### WHAT YOU SHOULD DO
Print nothing but the lines from the start of the listing below through the line that contains "import * as". Do not include the pictures.

### DATASET EXTRACT
--- start ---
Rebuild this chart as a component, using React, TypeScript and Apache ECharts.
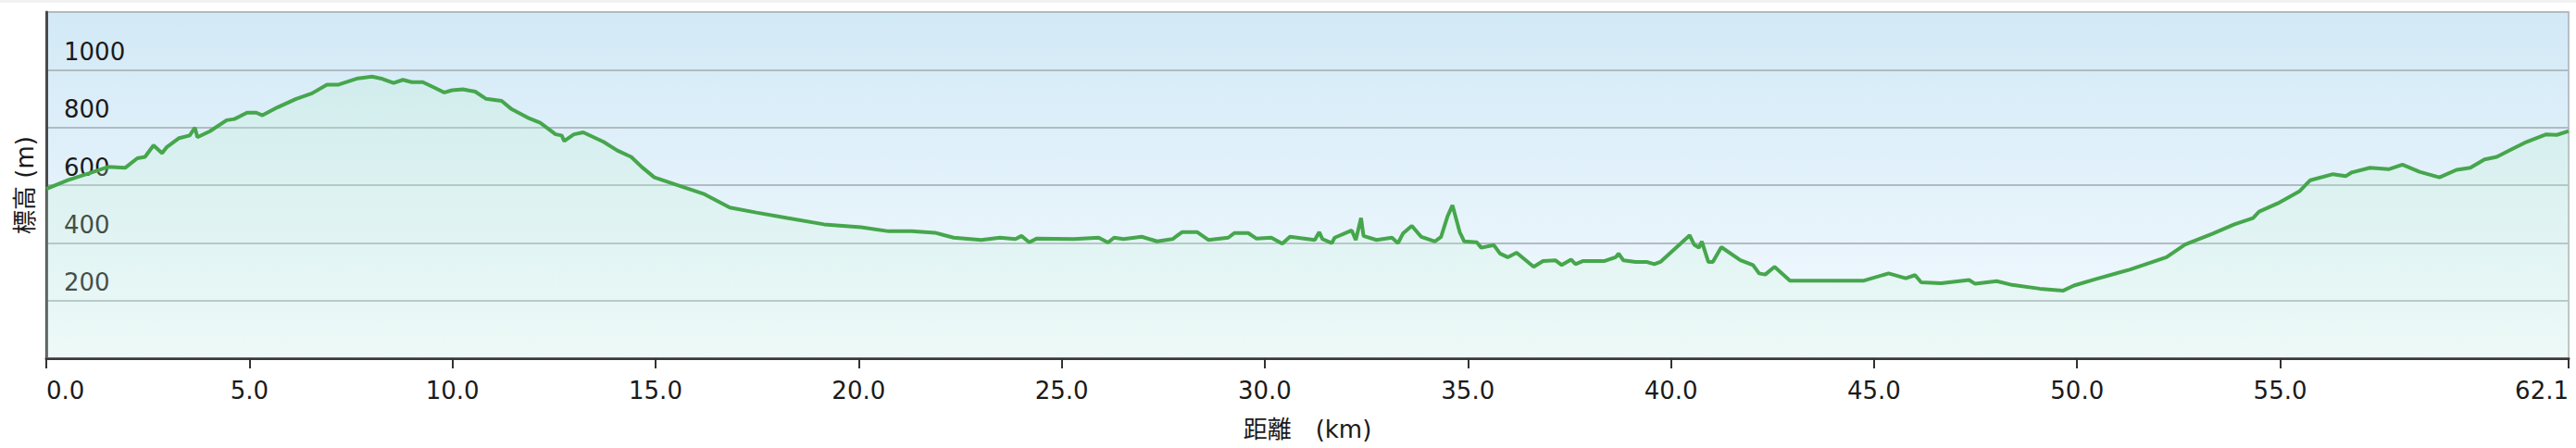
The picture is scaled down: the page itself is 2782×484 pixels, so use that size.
import React, { useEffect, useRef } from "react";
import * as echarts from "echarts";

const distanceKm = [
  0.0, 0.53, 0.99, 1.52, 1.94, 2.24, 2.43, 2.64, 2.85, 2.96, 3.27, 3.53, 3.66, 3.72, 4.03, 4.44, 4.63, 4.94, 5.17, 5.32,
  5.7, 6.15, 6.54, 6.91, 7.18, 7.67, 8.02, 8.28, 8.55, 8.78, 9.0, 9.27, 9.57, 9.8, 9.99, 10.26, 10.56, 10.83, 11.21, 11.44,
  11.85, 12.16, 12.54, 12.69, 12.75, 12.99, 13.22, 13.72, 14.06, 14.4, 14.66, 14.97, 15.58, 16.18, 16.83, 17.48, 18.24, 19.15, 20.06, 20.74,
  21.31, 21.88, 22.34, 23.02, 23.48, 23.86, 24.01, 24.2, 24.39, 25.3, 25.91, 26.14, 26.29, 26.52, 26.97, 27.35, 27.73, 27.96, 28.34, 28.61,
  29.1, 29.25, 29.59, 29.79, 30.16, 30.43, 30.62, 31.23, 31.34, 31.42, 31.65, 31.72, 32.14, 32.24, 32.37, 32.43, 32.75, 33.13, 33.28, 33.4,
  33.62, 33.85, 34.19, 34.34, 34.5, 34.62, 34.8, 34.91, 35.22, 35.33, 35.64, 35.79, 35.98, 36.2, 36.62, 36.85, 37.16, 37.31, 37.54, 37.65,
  37.84, 38.37, 38.64, 38.71, 38.83, 39.13, 39.4, 39.59, 39.74, 40.46, 40.57, 40.69, 40.76, 40.92, 41.03, 41.24, 41.71, 42.02, 42.17, 42.32,
  42.55, 42.93, 44.75, 45.36, 45.78, 46.01, 46.16, 46.65, 47.34, 47.49, 48.02, 48.4, 49.08, 49.65, 49.92, 50.45, 51.29, 52.2, 52.66, 53.34,
  53.87, 54.33, 54.48, 54.94, 55.47, 55.74, 56.3, 56.61, 56.76, 57.21, 57.67, 58.01, 58.43, 58.92, 59.34, 59.68, 60.03, 60.33, 60.71, 61.02,
  61.55, 61.81, 62.1,
];

const elevationM = [
  587, 617, 638, 663, 660, 693, 698, 738, 711, 731, 763, 772, 799, 766, 787, 825, 829, 851, 851, 842,
  870, 899, 918, 948, 948, 970, 976, 968, 954, 965, 957, 957, 937, 921, 929, 932, 924, 899, 892, 865,
  834, 816, 776, 772, 753, 776, 783, 750, 720, 698, 663, 627, 598, 570, 522, 505, 486, 464, 454, 440,
  440, 435, 418, 410, 418, 413, 424, 402, 415, 413, 418, 401, 418, 413, 421, 405, 413, 437, 437, 410,
  418, 434, 434, 415, 418, 397, 421, 410, 437, 413, 399, 418, 443, 410, 486, 424, 410, 418, 399, 432,
  459, 421, 405, 421, 492, 530, 437, 405, 402, 383, 392, 363, 350, 366, 317, 337, 339, 323, 342, 326,
  337, 337, 350, 363, 339, 334, 334, 326, 334, 426, 394, 383, 405, 334, 334, 385, 340, 323, 294, 290,
  317, 269, 269, 294, 277, 288, 263, 260, 271, 258, 267, 254, 241, 234, 252, 274, 307, 350, 394, 432,
  464, 486, 508, 537, 578, 617, 638, 631, 644, 660, 655, 671, 646, 627, 653, 660, 689, 698, 725, 747,
  776, 774, 787,
];

const xTickValues = [0, 5, 10, 15, 20, 25, 30, 35, 40, 45, 50, 55, 62.1];
const yTickValues = [200, 400, 600, 800, 1000];

const xAxisName = "距離　(km)";
const yAxisName = "標高 (m)";

const FONT = "'DejaVu Sans', 'Noto Sans CJK JP', sans-serif";

export default function App() {
  const ref = useRef<HTMLDivElement>(null);

  useEffect(() => {
    if (!ref.current) return;
    const chart = echarts.init(ref.current, null, { renderer: "svg" });
    const data = distanceKm.map((d, i) => [d, elevationM[i]]);
    chart.setOption({
      animation: false,
      backgroundColor: "#ffffff",
      graphic: [
        {
          type: "rect",
          left: 0,
          top: 0,
          shape: { width: 2782, height: 3 },
          style: { fill: "#f2f2f2" },
          silent: true,
        },
      ],
      grid: {
        left: 50,
        right: 8,
        top: 13,
        bottom: 97,
        show: true,
        borderColor: "#b9bfc4",
        borderWidth: 2,
        backgroundColor: new echarts.graphic.LinearGradient(0, 0, 0, 1, [
          { offset: 0, color: "#d2e9f6" },
          { offset: 1, color: "#f4faff" },
        ]),
      },
      xAxis: {
        type: "value",
        min: 0,
        max: 62.1,
        interval: 5,
        name: xAxisName,
        nameLocation: "middle",
        nameGap: 64,
        nameTextStyle: { fontSize: 26, color: "#1a1a1a", fontFamily: FONT },
        axisLine: { show: true, onZero: false, lineStyle: { color: "#3a3a3a", width: 3 } },
        axisTick: {
          show: true,
          length: 11,
          lineStyle: { color: "#333", width: 2 },
          customValues: xTickValues,
        },
        axisLabel: {
          show: true,
          customValues: xTickValues,
          margin: 22,
          fontSize: 26,
          color: "#1a1a1a",
          fontFamily: FONT,
          alignMinLabel: "left",
          alignMaxLabel: "right",
          formatter: (v: number) => v.toFixed(1),
        },
        splitLine: { show: false },
      },
      yAxis: {
        type: "value",
        min: 0,
        max: 1200,
        interval: 200,
        name: yAxisName,
        nameLocation: "middle",
        nameGap: 10,
        nameTextStyle: { fontSize: 26, color: "#1a1a1a", fontFamily: FONT },
        axisLine: { show: true, lineStyle: { color: "#4a4a4a", width: 3 } },
        axisTick: { show: false },
        axisLabel: {
          show: true,
          inside: true,
          customValues: yTickValues,
          hideOverlap: false,
          margin: 19,
          fontSize: 26,
          lineHeight: 39,
          verticalAlign: "bottom",
          color: "#1a1a1a",
          fontFamily: FONT,
          formatter: (v: number) => String(v),
        },
        splitLine: { show: true, lineStyle: { color: "#b0bbc2", width: 2 } },
      },
      series: [
        {
          type: "line",
          data,
          showSymbol: false,
          symbol: "none",
          lineStyle: { color: "#46a64c", width: 4 },
          areaStyle: {
            color: new echarts.graphic.LinearGradient(0, 0, 0, 1, [
              { offset: 0, color: "rgba(185,238,200,0.32)" },
              { offset: 1, color: "rgba(215,248,225,0.35)" },
            ]),
          },
        },
      ],
    });
    return () => chart.dispose();
  }, []);

  return (
    <div
      ref={ref}
      style={{ position: "fixed", left: 0, top: 0, width: 2782, height: 484 }}
    />
  );
}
--- end ---
### THE REPLY
Rebuild this chart as a component, using React, TypeScript and Apache ECharts.
The picture is scaled down: the page itself is 2782×484 pixels, so use that size.
import React, { useEffect, useRef } from "react";
import * as echarts from "echarts";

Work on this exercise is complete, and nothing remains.